Cette indépendance d'une abbaye à l'égard des autorités épiscopales et laïques, accordée pour Saint Victor au début de l'an Mil, était un fait annonciateur de profonds bouleversements dans l'histoire de l'Eglise française, lourds de conséquences pour l'avenir. Avant le Xe siècle, les monastères avaient été plus ou moins indépendants les uns des autres et, les uns les autres, dépendant de l'évêque diocésain.

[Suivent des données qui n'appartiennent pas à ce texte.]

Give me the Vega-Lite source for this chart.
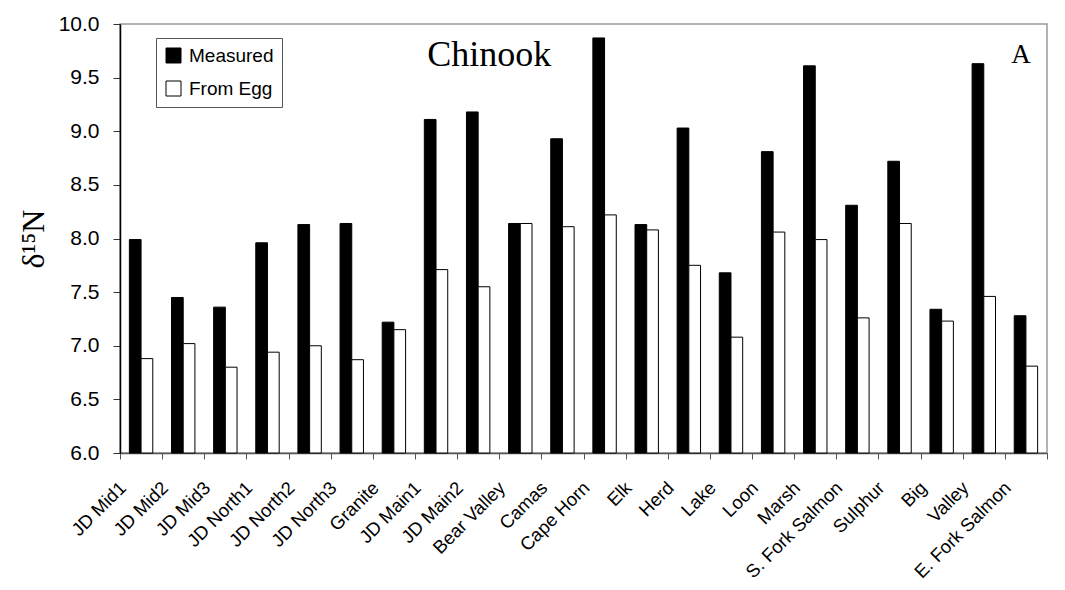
{
  "$schema": "https://vega.github.io/schema/vega-lite/v6.json",
  "width": 927,
  "height": 429,
  "autosize": "none",
  "padding": {"left": 120, "top": 24, "right": 18, "bottom": 137},
  "background": "white",
  "config": {
    "view": {"stroke": "#999999", "strokeWidth": 1.5},
    "axis": {"grid": false, "labelColor": "black", "labelFont": "Liberation Sans", "titleColor": "black"}
  },
  "data": {
    "values": [
      {"site": "JD Mid1", "series": "Measured", "value": 7.99},
      {"site": "JD Mid1", "series": "From Egg", "value": 6.88},
      {"site": "JD Mid2", "series": "Measured", "value": 7.45},
      {"site": "JD Mid2", "series": "From Egg", "value": 7.02},
      {"site": "JD Mid3", "series": "Measured", "value": 7.36},
      {"site": "JD Mid3", "series": "From Egg", "value": 6.80},
      {"site": "JD North1", "series": "Measured", "value": 7.96},
      {"site": "JD North1", "series": "From Egg", "value": 6.94},
      {"site": "JD North2", "series": "Measured", "value": 8.13},
      {"site": "JD North2", "series": "From Egg", "value": 7.00},
      {"site": "JD North3", "series": "Measured", "value": 8.14},
      {"site": "JD North3", "series": "From Egg", "value": 6.87},
      {"site": "Granite", "series": "Measured", "value": 7.22},
      {"site": "Granite", "series": "From Egg", "value": 7.15},
      {"site": "JD Main1", "series": "Measured", "value": 9.11},
      {"site": "JD Main1", "series": "From Egg", "value": 7.71},
      {"site": "JD Main2", "series": "Measured", "value": 9.18},
      {"site": "JD Main2", "series": "From Egg", "value": 7.55},
      {"site": "Bear Valley", "series": "Measured", "value": 8.14},
      {"site": "Bear Valley", "series": "From Egg", "value": 8.14},
      {"site": "Camas", "series": "Measured", "value": 8.93},
      {"site": "Camas", "series": "From Egg", "value": 8.11},
      {"site": "Cape Horn", "series": "Measured", "value": 9.87},
      {"site": "Cape Horn", "series": "From Egg", "value": 8.22},
      {"site": "Elk", "series": "Measured", "value": 8.13},
      {"site": "Elk", "series": "From Egg", "value": 8.08},
      {"site": "Herd", "series": "Measured", "value": 9.03},
      {"site": "Herd", "series": "From Egg", "value": 7.75},
      {"site": "Lake", "series": "Measured", "value": 7.68},
      {"site": "Lake", "series": "From Egg", "value": 7.08},
      {"site": "Loon", "series": "Measured", "value": 8.81},
      {"site": "Loon", "series": "From Egg", "value": 8.06},
      {"site": "Marsh", "series": "Measured", "value": 9.61},
      {"site": "Marsh", "series": "From Egg", "value": 7.99},
      {"site": "S. Fork Salmon", "series": "Measured", "value": 8.31},
      {"site": "S. Fork Salmon", "series": "From Egg", "value": 7.26},
      {"site": "Sulphur", "series": "Measured", "value": 8.72},
      {"site": "Sulphur", "series": "From Egg", "value": 8.14},
      {"site": "Big", "series": "Measured", "value": 7.34},
      {"site": "Big", "series": "From Egg", "value": 7.23},
      {"site": "Valley", "series": "Measured", "value": 9.63},
      {"site": "Valley", "series": "From Egg", "value": 7.46},
      {"site": "E. Fork Salmon", "series": "Measured", "value": 7.28},
      {"site": "E. Fork Salmon", "series": "From Egg", "value": 6.81}
    ]
  },
  "layer": [
    {
      "mark": {"type": "bar", "stroke": "black", "strokeWidth": 1},
      "encoding": {
        "x": {
          "field": "site",
          "type": "nominal",
          "scale": {
            "domain": ["JD Mid1", "JD Mid2", "JD Mid3", "JD North1", "JD North2", "JD North3", "Granite", "JD Main1", "JD Main2", "Bear Valley", "Camas", "Cape Horn", "Elk", "Herd", "Lake", "Loon", "Marsh", "S. Fork Salmon", "Sulphur", "Big", "Valley", "E. Fork Salmon"],
            "paddingInner": 0,
            "paddingOuter": 0
          },
          "axis": {
            "title": null,
            "labelAngle": -45,
            "labelFontSize": 18.5,
            "labelPadding": 19,
            "labelOffset": -25,
            "tickBand": "extent",
            "tickSize": 6,
            "tickColor": "#555555",
            "domainColor": "#555555",
            "domainWidth": 1.5
          }
        },
        "xOffset": {
          "field": "series",
          "type": "nominal",
          "sort": ["Measured", "From Egg"],
          "scale": {"paddingInner": 0, "paddingOuter": 0.8}
        },
        "y": {
          "field": "value",
          "type": "quantitative",
          "scale": {"domain": [6, 10], "nice": false, "zero": false},
          "axis": {
            "title": "δ¹⁵N",
            "titleFont": "Liberation Serif",
            "titleFontSize": 32,
            "titleFontWeight": "normal",
            "titlePadding": 8,
            "values": [6, 6.5, 7, 7.5, 8, 8.5, 9, 9.5, 10],
            "format": ".1f",
            "labelFontSize": 21,
            "labelPadding": 14,
            "tickSize": 7,
            "tickColor": "#333333",
            "domainColor": "black",
            "domainWidth": 1.5
          }
        },
        "y2": {"datum": 6},
        "fill": {
          "field": "series",
          "type": "nominal",
          "scale": {"domain": ["Measured", "From Egg"], "range": ["black", "white"]},
          "legend": {
            "title": null,
            "orient": "none",
            "legendX": 36,
            "legendY": 14,
            "symbolType": "square",
            "symbolSize": 225,
            "symbolStrokeColor": "black",
            "symbolStrokeWidth": 1,
            "labelFont": "Liberation Sans",
            "labelFontSize": 19,
            "labelColor": "black",
            "labelOffset": 6,
            "rowPadding": 13,
            "padding": 8,
            "fillColor": "white",
            "strokeColor": "#555555"
          }
        }
      }
    },
    {
      "data": {"values": [{"label": "Chinook", "site": "JD Main2", "value": 9.61}]},
      "mark": {"type": "text", "font": "Liberation Serif", "fontSize": 36, "color": "black", "baseline": "alphabetic", "align": "center", "dx": 11},
      "encoding": {
        "text": {"field": "label"},
        "x": {"field": "site", "type": "nominal"},
        "y": {"field": "value", "type": "quantitative"}
      }
    },
    {
      "data": {"values": [{"label": "A", "site": "E. Fork Salmon", "value": 9.64}]},
      "mark": {"type": "text", "font": "Liberation Serif", "fontSize": 27, "color": "black", "baseline": "alphabetic", "align": "center", "dx": -5},
      "encoding": {
        "text": {"field": "label"},
        "x": {"field": "site", "type": "nominal"},
        "y": {"field": "value", "type": "quantitative"}
      }
    }
  ]
}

Mais à cet état de choses « tendait à s'en substituer un autre qui devait conduire à la notion d'ordre monastique, où les monastères seraient affiliés les uns aux autres et les uns et les autres soumit à un chef d'ordre qui, lui-même, dépendrait du pape ». Cette hiérarchie préfigure en fait celle qu'imposera la réforme grégorienne à partir des années 1060 - 1080, et principalement sous l'instigation du pape Grégoire VII.

Originaire de la Toscane, en Italie, Hildebrand (qui devait devenir le futur pape Grégoire VII) fit ses études en France et entra dans l'ordre de Cluny. Emmené par le pape Léon IX en Italie, nommé cardinal, il exerça depuis cette époque une grande influence sur le Saint-Siège. Il fut élevé au pontificat en 1073. Il attaqua alors avec énergie des vices qui dégradaient l'Eglise : la simonie et le mariage des prêtres (plus exactement l'entrée dans les ordres de fidèles « en état de mariage »). Il imposa au clergé un célibat rigoureux, et, pour opérer cette réforme recourut aux prédications des moines qui soulevèrent le peuple contre les prêtres mariés, et déclarèrent frappés de nullité les actes de religion accomplis par leur mains. Il excommunia les simoniaques et interdit aux clercs de recevoir d'un laïque l'investiture d'un bénéfice ecclésiastique... Notons pour finir que le monastère Saint-Victor de Marseille fut « le point d'appui de la politique grégorienne en Méditerranée Occidentale ».